Well, for those who read this who have not been the mother of an LDS missionary, here is some info. Being a missionary mom is sort of like being the mom of someone in the military without the threat of death around the corner. I am grateful for all those who fight for freedom. I am so very grateful for the sacrifice of their parents who wonder about their well-being day and night without end. I am not terrified that I will get a call telling me my son has been shot.

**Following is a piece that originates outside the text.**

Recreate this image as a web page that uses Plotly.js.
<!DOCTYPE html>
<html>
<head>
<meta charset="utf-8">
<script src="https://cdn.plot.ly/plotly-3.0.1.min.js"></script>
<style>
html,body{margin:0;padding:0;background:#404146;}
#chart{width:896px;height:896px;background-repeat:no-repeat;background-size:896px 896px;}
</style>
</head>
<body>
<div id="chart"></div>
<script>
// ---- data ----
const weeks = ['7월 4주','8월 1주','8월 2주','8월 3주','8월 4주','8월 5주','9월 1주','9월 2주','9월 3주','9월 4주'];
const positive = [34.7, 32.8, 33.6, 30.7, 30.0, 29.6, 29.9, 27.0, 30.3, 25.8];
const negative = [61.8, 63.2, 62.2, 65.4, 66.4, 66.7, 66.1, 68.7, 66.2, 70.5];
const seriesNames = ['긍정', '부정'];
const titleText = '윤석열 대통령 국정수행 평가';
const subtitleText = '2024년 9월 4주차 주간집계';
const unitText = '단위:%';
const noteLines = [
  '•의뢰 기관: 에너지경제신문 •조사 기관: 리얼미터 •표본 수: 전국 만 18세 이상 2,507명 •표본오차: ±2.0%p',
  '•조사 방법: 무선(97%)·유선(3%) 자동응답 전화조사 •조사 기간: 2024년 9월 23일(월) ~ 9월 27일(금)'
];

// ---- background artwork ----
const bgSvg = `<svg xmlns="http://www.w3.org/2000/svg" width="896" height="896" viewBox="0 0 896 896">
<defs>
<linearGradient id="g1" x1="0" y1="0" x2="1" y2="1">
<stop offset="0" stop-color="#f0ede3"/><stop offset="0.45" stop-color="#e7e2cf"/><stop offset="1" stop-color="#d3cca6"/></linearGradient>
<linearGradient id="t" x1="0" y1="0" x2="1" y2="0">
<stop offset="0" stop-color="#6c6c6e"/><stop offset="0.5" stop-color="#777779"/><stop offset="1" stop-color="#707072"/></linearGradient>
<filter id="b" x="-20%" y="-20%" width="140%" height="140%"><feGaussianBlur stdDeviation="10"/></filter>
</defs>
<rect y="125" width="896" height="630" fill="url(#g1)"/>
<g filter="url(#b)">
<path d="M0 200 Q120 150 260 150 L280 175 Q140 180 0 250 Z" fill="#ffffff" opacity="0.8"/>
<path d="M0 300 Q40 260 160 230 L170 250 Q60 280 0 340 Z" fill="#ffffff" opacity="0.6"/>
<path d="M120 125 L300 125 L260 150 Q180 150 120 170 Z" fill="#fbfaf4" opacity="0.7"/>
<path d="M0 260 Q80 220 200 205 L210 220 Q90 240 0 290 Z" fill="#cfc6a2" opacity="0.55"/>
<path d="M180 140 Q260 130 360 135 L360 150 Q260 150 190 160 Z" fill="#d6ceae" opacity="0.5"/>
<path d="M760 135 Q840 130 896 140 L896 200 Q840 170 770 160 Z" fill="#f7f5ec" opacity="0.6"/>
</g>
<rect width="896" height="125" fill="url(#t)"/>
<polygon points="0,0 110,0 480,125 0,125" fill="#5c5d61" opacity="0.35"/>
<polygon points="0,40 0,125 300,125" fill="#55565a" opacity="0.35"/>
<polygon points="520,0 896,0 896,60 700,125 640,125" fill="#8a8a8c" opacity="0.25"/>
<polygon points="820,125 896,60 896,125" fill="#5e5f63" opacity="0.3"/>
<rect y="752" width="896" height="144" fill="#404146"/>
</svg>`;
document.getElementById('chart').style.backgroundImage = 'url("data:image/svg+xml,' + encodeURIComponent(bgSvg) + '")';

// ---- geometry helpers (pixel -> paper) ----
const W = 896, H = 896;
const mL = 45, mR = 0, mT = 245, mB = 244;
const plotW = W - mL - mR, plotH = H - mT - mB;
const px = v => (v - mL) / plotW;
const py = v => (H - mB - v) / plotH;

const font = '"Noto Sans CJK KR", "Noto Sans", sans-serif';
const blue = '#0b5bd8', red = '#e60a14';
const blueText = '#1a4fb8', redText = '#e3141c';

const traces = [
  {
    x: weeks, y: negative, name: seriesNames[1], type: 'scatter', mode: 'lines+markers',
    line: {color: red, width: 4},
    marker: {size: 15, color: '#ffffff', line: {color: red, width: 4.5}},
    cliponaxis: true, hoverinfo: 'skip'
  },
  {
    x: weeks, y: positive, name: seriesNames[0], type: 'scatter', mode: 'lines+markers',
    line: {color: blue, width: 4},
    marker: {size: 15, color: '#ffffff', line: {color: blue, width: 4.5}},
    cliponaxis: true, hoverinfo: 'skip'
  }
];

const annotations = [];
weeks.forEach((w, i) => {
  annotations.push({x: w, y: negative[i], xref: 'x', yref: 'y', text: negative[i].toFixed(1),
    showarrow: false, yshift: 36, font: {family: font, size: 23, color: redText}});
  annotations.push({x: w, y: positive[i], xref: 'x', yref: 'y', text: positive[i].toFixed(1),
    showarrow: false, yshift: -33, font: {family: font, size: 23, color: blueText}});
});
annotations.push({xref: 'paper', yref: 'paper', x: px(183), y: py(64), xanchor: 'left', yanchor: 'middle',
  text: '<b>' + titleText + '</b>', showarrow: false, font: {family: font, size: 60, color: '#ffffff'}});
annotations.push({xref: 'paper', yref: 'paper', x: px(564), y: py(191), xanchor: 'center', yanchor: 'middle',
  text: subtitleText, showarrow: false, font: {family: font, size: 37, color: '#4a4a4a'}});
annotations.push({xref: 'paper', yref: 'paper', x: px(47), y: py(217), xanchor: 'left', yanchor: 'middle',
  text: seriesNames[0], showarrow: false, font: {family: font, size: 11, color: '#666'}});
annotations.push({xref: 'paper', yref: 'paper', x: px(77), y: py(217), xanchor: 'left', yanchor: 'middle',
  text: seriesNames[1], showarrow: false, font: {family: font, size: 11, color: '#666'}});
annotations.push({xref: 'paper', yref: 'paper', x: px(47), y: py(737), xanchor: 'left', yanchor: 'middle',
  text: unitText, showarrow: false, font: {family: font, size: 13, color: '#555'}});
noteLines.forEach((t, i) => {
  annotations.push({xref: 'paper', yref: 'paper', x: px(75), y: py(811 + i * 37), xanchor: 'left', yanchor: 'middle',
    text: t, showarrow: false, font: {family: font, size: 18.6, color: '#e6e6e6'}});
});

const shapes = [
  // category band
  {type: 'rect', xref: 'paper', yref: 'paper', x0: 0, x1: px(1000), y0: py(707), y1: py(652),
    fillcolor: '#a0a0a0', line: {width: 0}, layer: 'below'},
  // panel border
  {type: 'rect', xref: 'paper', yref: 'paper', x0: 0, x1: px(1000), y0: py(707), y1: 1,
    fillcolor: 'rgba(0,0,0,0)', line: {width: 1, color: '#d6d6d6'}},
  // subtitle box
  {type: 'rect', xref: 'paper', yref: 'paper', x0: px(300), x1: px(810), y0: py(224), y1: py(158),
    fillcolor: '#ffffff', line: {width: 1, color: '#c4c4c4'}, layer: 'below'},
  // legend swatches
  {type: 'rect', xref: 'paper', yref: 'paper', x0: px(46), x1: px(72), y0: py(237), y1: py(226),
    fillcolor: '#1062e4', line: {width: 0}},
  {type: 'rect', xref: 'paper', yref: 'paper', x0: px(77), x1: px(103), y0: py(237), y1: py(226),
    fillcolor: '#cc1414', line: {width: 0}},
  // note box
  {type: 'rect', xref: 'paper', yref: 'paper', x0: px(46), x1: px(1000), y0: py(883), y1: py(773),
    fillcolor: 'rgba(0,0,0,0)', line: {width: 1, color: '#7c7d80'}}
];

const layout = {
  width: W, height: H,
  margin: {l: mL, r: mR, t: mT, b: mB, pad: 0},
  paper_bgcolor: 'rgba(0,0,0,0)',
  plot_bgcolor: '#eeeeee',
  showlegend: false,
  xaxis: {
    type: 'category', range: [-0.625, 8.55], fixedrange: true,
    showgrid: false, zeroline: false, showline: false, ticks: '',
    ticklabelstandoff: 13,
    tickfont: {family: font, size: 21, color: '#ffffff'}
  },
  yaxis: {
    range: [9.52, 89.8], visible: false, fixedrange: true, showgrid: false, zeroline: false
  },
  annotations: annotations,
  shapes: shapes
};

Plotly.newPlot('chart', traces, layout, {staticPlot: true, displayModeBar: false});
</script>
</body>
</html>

But I do miss him so much. Many military troops can talk by phone or Skype their families. Missionaries do not. Missionary moms hear from their sons or daughters by phone or Skype twice a year. The calls are usually an hour long. We get letters and short weekly e-mails, but no face to face or voice contact. This is partly because servants of the Lord far away from families focus on their work and avoid thinking too much about home. They don't forget us and we don't forget them. But if our son is anything like his mom, he will be thinking about the phone call for days following it and missing us. It is better for all if we limit the reminders of home.
Now that I've given background, what you should know is that the two days missionaries call home are Christmas and Mother's Day! Today was Mother's Day - No wonder I am wired.
Our son Skyped us from the local bishop's home via his computer. Most of our family was at our house and got to spend time face to face with B. He looks so good! He looks and sounds completely happy! He is in a new area - Pasco, Washington after having been in The Dalles, Oregon for 3 months. He has a new companion and is excited for this new experience in a new place.
We sent a 19 year old boy away. It was his choice and we are proud of that decision. Now our 19 year old boy is a man filled with the love of God and his fellow man. He is motivated and strong and humble. He is a man of faith and it clearly came across on the phone. He lives by the mission rules and was the one to say he had to go. The 19 year old boy that left was not the same as the man we talked to today. What we experienced today talking to him is the answer to many of my prayers and I am humbled and gratified.
Every mother should have this experience. Every mom wishes their kids to be happy. We hope they do better than us, to be happier, more successful, more of everything. Well today I got one of my wishes. I have never seen him so happy or more successful.
I am so proud of my son, Elder B. I hope someday he has a son and he can understand the great gift he has given me today.